Setting up before the ambush, you’re acutely aware of how little you have to work with and the fact that if you fail, you’ll also lose the resources collected and progress made since your last trip to base camp. This means being diligent about setting up fences, barbed wire barricades, and sandbags in choke points so you can control the flow of Wanderers. It requires you to spend the time beforehand ensuring you have enough arrows, bullets, molotov cocktails, and whatever else you can bring to fight, as well as the food, water, and healing items needed to sustain you through the onslaught. Once you activate the transporter and the Wanderers swarm, moving between choke points taking out enemies is tense, partly because of how inelegant movement and attacking feel. You need to be measured and precise; to put yourself in the best spot and make each swing count, all the while keeping an eye on your vitals, ammunition, and the state of your weapons. It’s a delicate balancing act in which the stress comes from knowing how much you’re committing to the battle, and the tension of how much you stand to lose.

Admittedly, there’s an element of finding the good in something bad there, not to mention a fair bit of psychological manipulation. Perhaps it’s Stockholm Syndrome at work, but I’d be lying if I didn’t admit that there is fulfillment to be gained from Metal Gear Survive’s grind. Whether it’s managing to hold off waves of Wanderers for main missions or collecting edible herbs, hunting animals for meat, or sourcing some dirty water to briefly stave off the thirst, each one provides a small nugget of satisfaction; the sweet release of endorphins that comes with completing an objective. And by stacking the odds so heavily against you, these successes–big or small–feel like an act of defiance. I’m the rat pushing a button for a food pellet, and sometimes that’s the best you can ask for.

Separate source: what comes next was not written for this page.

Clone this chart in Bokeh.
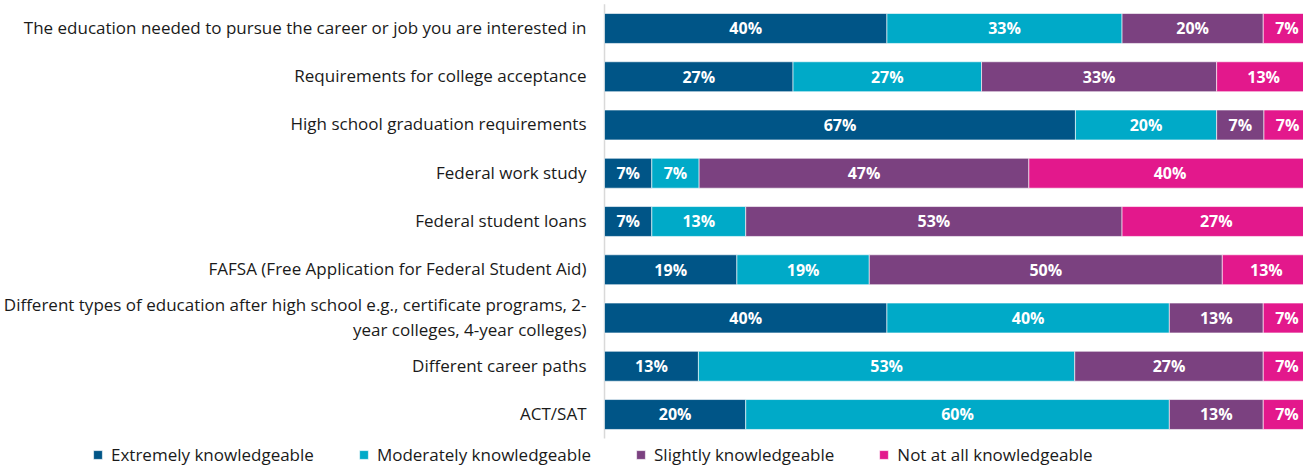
from bokeh.plotting import figure
from bokeh.models import Range1d, ColumnDataSource
from bokeh.core.properties import value
from bokeh.embed import file_html
from bokeh.resources import INLINE

categories = [
    "The education needed to pursue the career or job you are interested in",
    "Requirements for college acceptance",
    "High school graduation requirements",
    "Federal work study",
    "Federal student loans",
    "FAFSA (Free Application for Federal Student Aid)",
    "Different types of education after high school e.g., certificate programs, 2-\nyear colleges, 4-year colleges)",
    "Different career paths",
    "ACT/SAT",
]
series_names = ["Extremely knowledgeable", "Moderately knowledgeable",
                "Slightly knowledgeable", "Not at all knowledgeable"]
extremely = [40.0, 26.7, 66.7, 6.7, 6.7, 18.75, 40.0, 13.3, 20.0]
moderately = [33.3, 26.7, 20.0, 6.7, 13.3, 18.75, 40.0, 53.3, 60.0]
slightly = [20.0, 33.3, 6.7, 46.7, 53.3, 50.0, 13.3, 26.7, 13.3]
not_at_all = [6.7, 13.3, 6.7, 40.0, 26.7, 12.5, 6.7, 6.7, 6.7]
colors = ["#005587", "#00AAC8", "#7B4180", "#E3188C"]

FONT = "Open Sans"
series = [extremely, moderately, slightly, not_at_all]
keys = ["s0", "s1", "s2", "s3"]
ypos = list(range(len(categories)))

src = ColumnDataSource(dict(y=ypos, cat=categories,
                            **{k: v for k, v in zip(keys, series)}))

# one frame covering the whole canvas; 0% sits at x=604 px, ~99% at right edge
p = figure(width=1303, height=465, output_backend="svg", toolbar_location=None,
           x_range=Range1d(-85.55, 99.0), y_range=Range1d(9.057, -0.580),
           min_border_left=0, min_border_right=0, min_border_top=0,
           min_border_bottom=0)
p.outline_line_color = None
p.xgrid.visible = False
p.ygrid.visible = False
p.xaxis.visible = False
p.yaxis.visible = False

# vertical axis line spanning the category bands
p.segment(x0=[0], x1=[0], y0=[ypos[0] - 0.5], y1=[ypos[-1] + 0.5],
          line_color="#D9D9D9", line_width=1.5)

p.hbar_stack(keys, y="y", height=0.62, color=colors, source=src,
             line_color="white", line_width=0.6, legend_label=series_names)

# category labels
p.text(x=0, y="y", text="cat", source=src, x_offset=-18, y_offset=-1,
       text_align="right", text_baseline="middle", text_color="#1a1a1a",
       text_font=value(FONT), text_font_size="17px", text_line_height=1.05)

# segment labels
lx, ly, lt = [], [], []
for i in range(len(categories)):
    left = 0.0
    for s in series:
        v = s[i]
        lx.append(left + v / 2)
        ly.append(i)
        lt.append(f"{int(v + 0.5)}%")
        left += v
p.text(x=lx, y=ly, text=lt, text_align="center", text_baseline="middle",
       text_color="white", text_font=value(FONT), text_font_style="bold",
       text_font_size="16px")

lg = p.legend[0]
lg.orientation = "horizontal"
lg.location = (92, -1)
lg.padding = 0
lg.margin = 0
lg.border_line_color = None
lg.background_fill_alpha = 0
lg.glyph_width = 11
lg.glyph_height = 11
lg.label_height = 16
lg.label_standoff = 8
lg.spacing = 44
lg.label_text_font = FONT
lg.label_text_font_size = "17px"
lg.label_text_color = "#1a1a1a"

open("out.html", "w").write(file_html(p, INLINE))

Base building is also a big part of Metal Gear Survive’s gameplay, and there’s enjoyment in spending time and resources transforming your ramshackle base into one outfitted with water tanks, areas to grow vegetables and rear livestock, cooking stations, and crafting benches. Over time you’ll rescue people stranded in Dust and bring them home, where they’ll potter around doing tasks assigned to them such as tending to crops. Growing your base is perhaps the most rewarding part of Metal Gear Survive, but the game doesn’t make it easy. It barely explains mechanics such as resource sharing and creating exploration teams, and aspects such as crafting and building involve navigating a litany of menus. The game lays it on thick with information, and doesn’t make an effort to show you what’s relevant and why. Still though, it can all be intuited with a little bit of experimentation, and once you’ve done that it’s easy to fall into a comfortable routine of returning home, upgrading your character, running maintenance on your defenses, and collecting produce. If there’s any comfort to be found in Metal Gear Survive, it’s here.

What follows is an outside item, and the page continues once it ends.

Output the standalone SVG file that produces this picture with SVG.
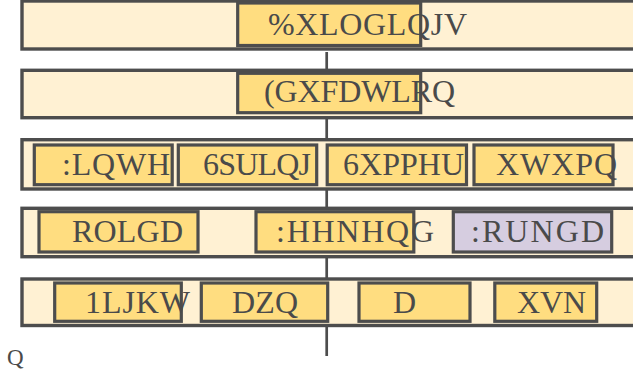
<svg xmlns="http://www.w3.org/2000/svg" width="633" height="374" viewBox="0 0 633 374">
<style>
.row{fill:#fff1d3;stroke:#4d4d4d;stroke-width:3.4}
.box{fill:#ffdd80;stroke:#4d4d4d;stroke-width:3.2}
.lav{fill:#d6cde0;stroke:#4d4d4d;stroke-width:3.2}
.t{font-family:"Liberation Serif","Times New Roman",serif;font-size:32px;fill:#4a4a4a}
.conn{stroke:#4d4d4d;stroke-width:2.7;fill:none}
</style>
<rect width="633" height="374" fill="#ffffff"/>
<g id="connectors">
<line class="conn" x1="326.7" y1="52" x2="326.7" y2="356"/>
</g>
<g id="row1">
<rect class="row" x="22" y="1" width="620" height="48"/>
<g id="buildings">
<rect class="box" x="237.7" y="3" width="183" height="42.5"/>
<text class="t" x="268" y="35" textLength="199">%XLOGLQJV</text>
</g>
</g>
<g id="row2">
<rect class="row" x="22" y="70.3" width="620" height="47.4"/>
<g id="education">
<rect class="box" x="237.7" y="73.3" width="183" height="39.4"/>
<text class="t" x="264" y="101.7" textLength="191">(GXFDWLRQ</text>
</g>
</g>
<g id="row3">
<rect class="row" x="22" y="139.7" width="620" height="49.3"/>
<g id="winter">
<rect class="box" x="34.3" y="145" width="137.9" height="39.7"/>
<text class="t" x="62" y="175" textLength="108">:LQWH</text>
</g>
<g id="spring">
<rect class="box" x="178.3" y="145" width="138.4" height="39.7"/>
<text class="t" x="203" y="175" textLength="108">6SULQJ</text>
</g>
<g id="summer">
<rect class="box" x="327.2" y="145" width="139.3" height="39.7"/>
<text class="t" x="343" y="175" textLength="121">6XPPHU</text>
</g>
<g id="autumn">
<rect class="box" x="474" y="145" width="139" height="39.7"/>
<text class="t" x="496" y="175" textLength="121">XWXPQ</text>
</g>
</g>
<g id="row4">
<rect class="row" x="22" y="208.3" width="620" height="48.4"/>
<g id="holiday">
<rect class="box" x="39" y="211.7" width="159" height="40.3"/>
<text class="t" x="72" y="242" textLength="111">ROLGD</text>
</g>
<g id="weekend">
<rect class="box" x="256" y="211.7" width="157.8" height="40.3"/>
<text class="t" x="276" y="242" textLength="158">:HHNHQG</text>
</g>
<g id="workday">
<rect class="lav" x="453.3" y="211.7" width="158.4" height="40.3"/>
<text class="t" x="471" y="242" textLength="133">:RUNGD</text>
</g>
</g>
<g id="row5">
<rect class="row" x="22" y="279" width="620" height="46.5"/>
<g id="night">
<rect class="box" x="54.7" y="283" width="126.6" height="38.3"/>
<text class="t" x="85" y="313" textLength="105">1LJKW</text>
</g>
<g id="dawn">
<rect class="box" x="201.3" y="283" width="126.4" height="38.3"/>
<text class="t" x="232" y="313" textLength="66">DZQ</text>
</g>
<g id="day">
<rect class="box" x="359" y="283" width="111" height="38.3"/>
<text class="t" x="393" y="313">D</text>
</g>
<g id="dusk">
<rect class="box" x="494.8" y="283" width="101.9" height="38.3"/>
<text class="t" x="517" y="313" textLength="69">XVN</text>
</g>
</g>
<text x="7" y="365" style="font-family:'Liberation Serif','Times New Roman',serif;font-size:23px;fill:#4a4a4a">Q</text>
</svg>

You can also play Survive in online multiplayer, during which you team up with friends in wave based survival missions. Since equipment and items are shared between campaign and multiplayer, playing online alleviates Survive’s more overbearing stressers, as this mode is considerably more generous about doling out material rewards and bypasses the need to find recipes by giving you weapons to repair and use. Multiplayer is a salve for Metal Gear Survive’s more egregious problems, but relying on a separate mode to make the campaign feel manageable feels like an obvious sign that the single-player experience isn’t balanced properly. Since Survive is always connected, chances are most people will be in a position to play online, but for some people it’s not their preference. Unfortunately, however, playing multiplayer to accrue resource and weapons to take back into campaign feels like the only real way to get some breathing room.

For the most part, Metal Gear Survive feels oppressive, demanding, and obtuse, and needlessly so. It’s a shame because there’s actually a good survival game in there, but the pressures it places on you make uncovering and enjoying that unappealing. Over time the ability to manage thirst and hunger becomes slightly more manageable, especially if you play the multiplayer, but the lead up to that is debilitating. There’s some satisfaction to be had if you persevere and savor the small victories, but you’ll quickly find yourself thinking about if your time would be better spent playing something else.